Deposit rates - after the RBA decision

Firstly, the way banks introduce money into the economy is how it works, not any sort of theory.
Secondly, it is important to differentiate between real money as created by central banks such as the RBA, and credit money as created by banks with loans. What money is created ‘out of nothing’ as some think, is just the same destroyed when loans are repaid.

So banks do lend more than they have.

We’ve always found that when playing Monopoly with the children it helped to have some extra money from another game set. The ability of the bank to make infinite zero interest loans can avoid the pitfalls of bad luck or poor decision making along the way. It also enables a player to exit/retire from the game with dignity.

I likened it to a soft landing. The principle of quantitative easing. I expect those of great financial insight can offer some further pertinent observations and comparisons with the real world. The most obvious one is the planet is a bit like a game of monopoly. The resources of both are finite. Unfortunately the game of Monopoly never attached resource consumption or an environmental cost to assets and income. Something us grownups might also struggle with. :wink:

For the experts. Is the greater concern that inflation is used deliberately as a tool to decrease the relative value of debt? It’s a wealth making tool for those who can find ways to leverage borrowings.

Is size of the wealth pool determined by the apparent size of the permitted debt pool? The GFC and sub-prime lending market suggests this was/is how it works.

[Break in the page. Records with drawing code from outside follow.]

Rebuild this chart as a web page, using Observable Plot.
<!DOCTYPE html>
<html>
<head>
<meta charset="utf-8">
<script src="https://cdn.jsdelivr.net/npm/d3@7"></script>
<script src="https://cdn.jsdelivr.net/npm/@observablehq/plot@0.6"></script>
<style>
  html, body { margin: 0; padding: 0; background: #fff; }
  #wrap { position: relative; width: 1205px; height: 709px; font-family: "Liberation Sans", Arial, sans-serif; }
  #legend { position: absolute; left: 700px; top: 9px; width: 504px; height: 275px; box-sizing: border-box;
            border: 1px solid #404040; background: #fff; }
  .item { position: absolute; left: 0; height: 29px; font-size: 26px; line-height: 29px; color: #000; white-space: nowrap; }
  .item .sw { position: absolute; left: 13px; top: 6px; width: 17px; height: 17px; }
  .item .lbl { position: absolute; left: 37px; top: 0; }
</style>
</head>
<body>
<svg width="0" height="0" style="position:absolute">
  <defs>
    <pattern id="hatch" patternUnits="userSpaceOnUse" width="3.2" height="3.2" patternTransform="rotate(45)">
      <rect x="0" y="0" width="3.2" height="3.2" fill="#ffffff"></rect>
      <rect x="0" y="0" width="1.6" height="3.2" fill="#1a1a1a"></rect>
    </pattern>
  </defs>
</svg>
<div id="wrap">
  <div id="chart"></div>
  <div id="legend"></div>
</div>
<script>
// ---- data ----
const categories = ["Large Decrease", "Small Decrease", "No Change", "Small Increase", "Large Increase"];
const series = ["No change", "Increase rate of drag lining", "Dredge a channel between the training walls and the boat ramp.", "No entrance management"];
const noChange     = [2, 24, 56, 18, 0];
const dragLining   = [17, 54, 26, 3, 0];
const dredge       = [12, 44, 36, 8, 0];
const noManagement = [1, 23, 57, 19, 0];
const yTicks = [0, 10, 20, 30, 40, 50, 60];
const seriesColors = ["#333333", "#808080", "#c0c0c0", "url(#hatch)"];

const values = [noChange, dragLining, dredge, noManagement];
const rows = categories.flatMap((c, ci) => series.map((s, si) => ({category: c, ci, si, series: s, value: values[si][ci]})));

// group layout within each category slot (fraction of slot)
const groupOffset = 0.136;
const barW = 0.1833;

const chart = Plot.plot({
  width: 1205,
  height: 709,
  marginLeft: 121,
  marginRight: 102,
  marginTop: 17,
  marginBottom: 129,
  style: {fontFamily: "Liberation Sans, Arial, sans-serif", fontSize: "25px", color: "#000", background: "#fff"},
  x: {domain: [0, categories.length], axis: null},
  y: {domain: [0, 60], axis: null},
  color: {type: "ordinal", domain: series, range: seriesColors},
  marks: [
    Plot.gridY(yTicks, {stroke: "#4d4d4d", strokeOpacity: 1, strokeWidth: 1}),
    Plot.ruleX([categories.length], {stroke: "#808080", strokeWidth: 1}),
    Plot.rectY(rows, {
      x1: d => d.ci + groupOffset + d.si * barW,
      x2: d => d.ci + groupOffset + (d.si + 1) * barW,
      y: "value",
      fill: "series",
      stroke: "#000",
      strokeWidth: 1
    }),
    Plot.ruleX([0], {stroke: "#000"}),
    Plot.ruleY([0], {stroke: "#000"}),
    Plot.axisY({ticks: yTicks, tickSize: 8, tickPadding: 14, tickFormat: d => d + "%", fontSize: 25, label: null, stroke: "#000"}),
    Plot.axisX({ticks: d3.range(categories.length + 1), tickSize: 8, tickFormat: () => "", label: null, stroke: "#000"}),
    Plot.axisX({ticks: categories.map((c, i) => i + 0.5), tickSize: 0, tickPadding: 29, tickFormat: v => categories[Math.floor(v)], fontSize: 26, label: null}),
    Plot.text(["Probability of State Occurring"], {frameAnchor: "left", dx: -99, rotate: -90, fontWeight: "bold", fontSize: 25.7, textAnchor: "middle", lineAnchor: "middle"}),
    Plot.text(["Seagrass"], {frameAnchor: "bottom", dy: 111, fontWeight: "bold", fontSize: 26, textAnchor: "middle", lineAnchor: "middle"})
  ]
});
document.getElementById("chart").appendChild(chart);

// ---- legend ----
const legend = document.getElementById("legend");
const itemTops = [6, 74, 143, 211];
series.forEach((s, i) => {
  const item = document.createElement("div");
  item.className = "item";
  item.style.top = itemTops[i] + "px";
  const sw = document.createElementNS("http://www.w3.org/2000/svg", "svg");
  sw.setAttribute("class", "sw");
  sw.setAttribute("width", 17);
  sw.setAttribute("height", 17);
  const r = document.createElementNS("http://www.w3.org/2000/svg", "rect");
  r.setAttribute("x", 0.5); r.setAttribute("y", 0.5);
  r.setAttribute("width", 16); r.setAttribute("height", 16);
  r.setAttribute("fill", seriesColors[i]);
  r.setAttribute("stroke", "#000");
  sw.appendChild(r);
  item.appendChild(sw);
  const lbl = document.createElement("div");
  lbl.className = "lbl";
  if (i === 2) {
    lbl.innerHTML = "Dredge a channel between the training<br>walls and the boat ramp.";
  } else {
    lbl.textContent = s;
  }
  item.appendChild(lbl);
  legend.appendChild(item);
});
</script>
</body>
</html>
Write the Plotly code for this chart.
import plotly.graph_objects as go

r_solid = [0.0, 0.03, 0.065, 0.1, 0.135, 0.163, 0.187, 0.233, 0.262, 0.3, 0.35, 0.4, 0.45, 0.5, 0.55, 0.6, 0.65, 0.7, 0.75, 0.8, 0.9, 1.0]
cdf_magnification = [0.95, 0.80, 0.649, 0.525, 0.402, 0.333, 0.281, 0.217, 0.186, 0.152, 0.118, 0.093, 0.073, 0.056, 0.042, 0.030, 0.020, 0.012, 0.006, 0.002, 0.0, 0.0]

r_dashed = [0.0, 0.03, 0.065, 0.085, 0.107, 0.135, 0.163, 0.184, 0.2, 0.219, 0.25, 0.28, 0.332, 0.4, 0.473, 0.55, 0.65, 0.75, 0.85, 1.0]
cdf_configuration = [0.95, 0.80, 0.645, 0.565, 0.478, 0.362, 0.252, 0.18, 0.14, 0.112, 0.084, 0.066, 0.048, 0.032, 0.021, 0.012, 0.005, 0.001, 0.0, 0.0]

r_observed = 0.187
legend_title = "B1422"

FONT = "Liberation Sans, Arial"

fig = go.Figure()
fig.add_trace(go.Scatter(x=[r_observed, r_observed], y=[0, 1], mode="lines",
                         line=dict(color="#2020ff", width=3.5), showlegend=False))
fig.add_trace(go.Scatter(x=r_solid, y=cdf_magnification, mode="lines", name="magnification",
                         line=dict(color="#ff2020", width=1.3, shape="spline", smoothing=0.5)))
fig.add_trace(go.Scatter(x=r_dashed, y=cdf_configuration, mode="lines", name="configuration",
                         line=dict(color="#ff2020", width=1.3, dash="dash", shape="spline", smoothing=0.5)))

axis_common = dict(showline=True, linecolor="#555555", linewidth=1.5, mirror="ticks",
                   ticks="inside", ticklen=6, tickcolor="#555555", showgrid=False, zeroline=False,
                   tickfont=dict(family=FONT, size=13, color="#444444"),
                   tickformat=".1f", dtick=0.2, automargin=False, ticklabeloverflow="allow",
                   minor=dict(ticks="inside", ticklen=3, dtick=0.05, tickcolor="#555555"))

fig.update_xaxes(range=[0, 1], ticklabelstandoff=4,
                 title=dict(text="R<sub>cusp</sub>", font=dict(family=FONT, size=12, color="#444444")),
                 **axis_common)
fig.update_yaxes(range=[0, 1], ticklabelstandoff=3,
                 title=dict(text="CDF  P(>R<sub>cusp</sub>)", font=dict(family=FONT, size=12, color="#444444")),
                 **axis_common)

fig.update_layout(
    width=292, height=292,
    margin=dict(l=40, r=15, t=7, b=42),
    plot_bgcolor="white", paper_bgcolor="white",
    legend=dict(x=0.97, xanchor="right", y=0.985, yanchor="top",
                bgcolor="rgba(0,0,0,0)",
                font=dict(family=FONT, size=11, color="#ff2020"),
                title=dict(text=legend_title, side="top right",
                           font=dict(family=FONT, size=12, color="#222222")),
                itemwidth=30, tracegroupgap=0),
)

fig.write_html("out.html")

I agree that banks are not legally required to pass on RBA rate changes. But it is worthwhile to point out which ones pass on increases to their deposit rates when it is abundanty clear that all pass on rate increases to their borrowers.

To me the problem of poor banking behaviour stems from the lack of competition in the market where the Big 4 under their names or aliases eg Bank West (a CBA company); UBank (a NAB company), St George (a part of Westpac).

The lack of competition must be sheeted home to politicians who agreed to such concentration.